In Idaho verhalf eine starke mormonische Minderheit Romney zu einem ähnlich souveränen Sieg, doch in Virginia erzielte sein einziger Gegenkandidat Ron Paul stattliche 40 Prozent – Santorum und Gingrich hatten es im Commonwealth-Staat, der die Hauptstadt Washington umschließt, in der beide Bewerber ihren Wohnsitz haben, nicht geschafft, sich zu qualifizieren. Und in Ohio, dem wichtigen „Swing State“ im von Industriearbeitern dominierten „Rostgürtel“, hat es am Ende gerade zu einem Zittersieg gegen Santorum gereicht, obwohl Romney ein Vielfaches an Werbeaufwand betrieben hatte.

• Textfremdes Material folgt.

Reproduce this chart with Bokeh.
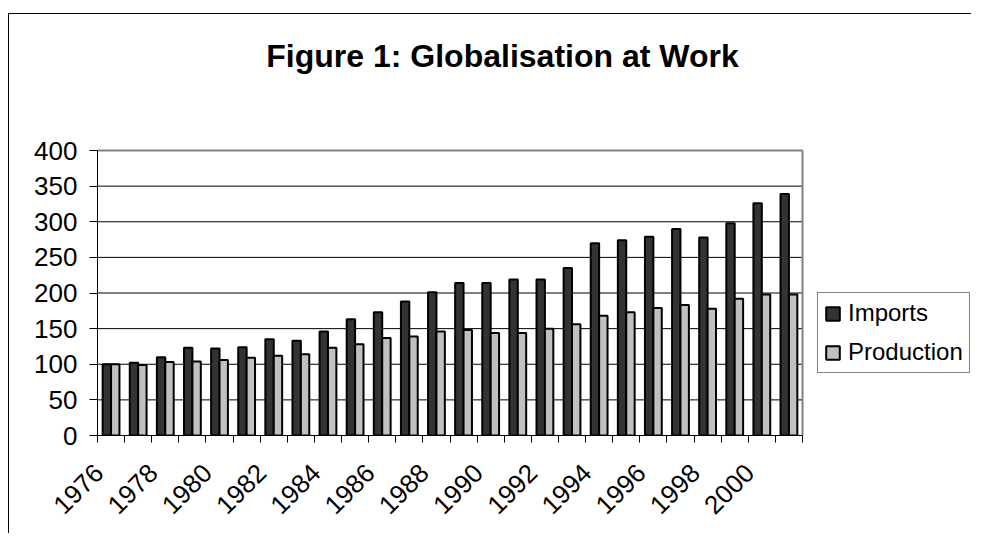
from bokeh.plotting import figure
from bokeh.models import (ColumnDataSource, FixedTicker, Range1d, Legend, LegendItem,
                          CustomJSTickFormatter, Label)
from bokeh.transform import dodge
from bokeh.embed import file_html
from bokeh.resources import INLINE

years = list(range(1976, 2002))
imports = [100, 102, 110, 123, 122, 124, 135, 133, 146, 163, 173, 188, 201,
           214, 214, 219, 219, 235, 270, 274, 279, 290, 278, 298, 326, 339]
production = [100, 99, 103, 104, 106, 109, 112, 114, 123, 128, 137, 139, 146,
              148, 144, 144, 150, 156, 168, 173, 179, 183, 178, 192, 198, 198]
label_years = [y for y in years if y % 2 == 0]
y_ticks = [0, 50, 100, 150, 200, 250, 300, 350, 400]
title_text = "Figure 1: Globalisation at Work"

src = ColumnDataSource(dict(year=years, imports=imports, production=production))

FONT = "Liberation Sans"
LABEL_SHIFT = 0.45

# layout in pixels
W, H = 963, 520
LEFT, BOTTOM = 88, 99
frame_w = W - LEFT
frame_h = H - BOTTOM
plot_w_px = 705.0      # width of the plotted category area
plot_h_px = 285.0      # height for 0..400
x0 = years[0] - 0.5
x1 = years[-1] + 0.5
unit_x = plot_w_px / (x1 - x0)
unit_y = plot_h_px / y_ticks[-1]

p = figure(width=W, height=H, output_backend="svg", toolbar_location=None,
           x_range=Range1d(x0, x0 + frame_w / unit_x),
           y_range=Range1d(0, frame_h / unit_y),
           min_border_left=LEFT, min_border_right=0, min_border_top=0, min_border_bottom=BOTTOM,
           styles={"border-left": "1px solid black", "border-top": "1px solid black",
                   "margin-top": "13px", "margin-left": "8px"})
p.outline_line_color = None
p.xgrid.grid_line_color = None
p.ygrid.grid_line_color = None

# grid lines limited to the plot area
p.segment(x0=[x0] * len(y_ticks), x1=[x1] * len(y_ticks), y0=y_ticks, y1=y_ticks,
          line_color="black", line_width=1)

r1 = p.vbar(x=dodge("year", -0.155), top="imports", width=0.31, source=src,
            fill_color="#333333", line_color="black", line_width=2)
r2 = p.vbar(x=dodge("year", 0.155), top="production", width=0.31, source=src,
            fill_color="#c0c0c0", line_color="black", line_width=2)

# plot area border (top and right, grey)
p.segment(x0=[x0, x1], x1=[x1, x1], y0=[y_ticks[-1], 0], y1=[y_ticks[-1], y_ticks[-1]],
          line_color="#808080", line_width=2)

# x axis
boundaries = [y - 0.5 for y in years] + [years[-1] + 0.5]
p.xaxis.bounds = (x0, x1)
p.xaxis.ticker = FixedTicker(ticks=[y - LABEL_SHIFT for y in label_years], minor_ticks=boundaries)
p.xaxis.formatter = CustomJSTickFormatter(code="return Math.round(tick + %s).toString();" % LABEL_SHIFT)
p.xaxis.major_tick_line_color = None
p.xaxis.major_tick_out = 0
p.xaxis.minor_tick_out = 7
p.xaxis.minor_tick_in = 0
p.xaxis.minor_tick_line_color = "black"
p.xaxis.axis_line_color = "black"
p.xaxis.major_label_orientation = 0.785398
p.xaxis.major_label_text_font = FONT
p.xaxis.major_label_text_font_size = "26px"
p.xaxis.major_label_text_color = "black"
p.xaxis.major_label_standoff = 26

# y axis
p.yaxis.bounds = (0, y_ticks[-1])
p.yaxis.ticker = FixedTicker(ticks=y_ticks)
p.yaxis.minor_tick_line_color = None
p.yaxis.major_tick_out = 8
p.yaxis.major_tick_in = 0
p.yaxis.axis_line_color = "black"
p.yaxis.major_label_text_font = FONT
p.yaxis.major_label_text_font_size = "26px"
p.yaxis.major_label_text_color = "black"
p.yaxis.major_label_standoff = 12

# title
title = Label(x=405, y=380, x_units="screen", y_units="screen", text=title_text,
              text_font=FONT, text_font_size="32px", text_font_style="bold",
              text_color="black", text_align="center", text_baseline="alphabetic")
p.add_layout(title)

legend = Legend(items=[LegendItem(label="Imports", renderers=[r1]),
                       LegendItem(label="Production", renderers=[r2])],
                location=(720, 62))
legend.label_text_font = FONT
legend.label_text_font_size = "24px"
legend.label_text_color = "black"
legend.glyph_width = 17
legend.glyph_height = 17
legend.label_standoff = 7
legend.spacing = 11
legend.padding = 6
legend.margin = 0
legend.border_line_color = "black"
legend.border_line_width = 1
legend.background_fill_alpha = 1
p.add_layout(legend, "center")

open("out.html", "w").write(file_html(p, INLINE))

Insgesamt behielt der einstige Chef der Investmentfirma Bain Capital in sechs von zehn Bundesstaaten die Oberhand, er sammelte Delegiertenstimmen für den Nominierungsparteitag Ende August, doch es erwies sich erneut, dass er bei den konservativen Stammwählern gegen eine Wand stößt. Wie Umfragen zeigen, „klickt“ der Kandidat des republikanischen Establishments weder bei Evangelikalen noch bei Frauen noch bei Arbeitern – den sogenannten „Reagan-Demokraten“. Überdies prallt er in den Südstaaten und bei Latinos auf unüberwindlichen Widerstand.

„Flip-Flopper“

Die republikanische Basis empfindet Romney als hölzern, als „unecht“, als „Flip-Flopper“ – als unsicheren Kantonisten bei ideologischen Reizthemen und bei „Obamacare“, der verhassten Gesundheitsreform. Ursprünglich richtete Romney seine Kampagne ganz auf die Wirtschaft und seine Managerqualitäten aus. Bei den kommenden Vorwahlen im Süden und Mittleren Westen ist er gegenüber seinen Gegnern im Nachteil. Unverdrossen gab Romney in der Wahlnacht die Devise aus: „Morgen fangen wir von vorn an. Immer aufs Neue. Es wird gute Zeiten geben und schlechte Zeiten.“

Auf einen Blick

Super Tuesday. An einem einzigen Tag, wenn bis zu zwei Dutzend Bundesstaaten abstimmten, entschied sich einst oft der Vorwahlkampf in den USA. Bei den Republikanern stand John McCain 2008 als Sieger fest. Eine Regeländerung, die in vielen Staaten die Anteile gleichmäßig verteilt, zieht das Rennen heuer in die Länge.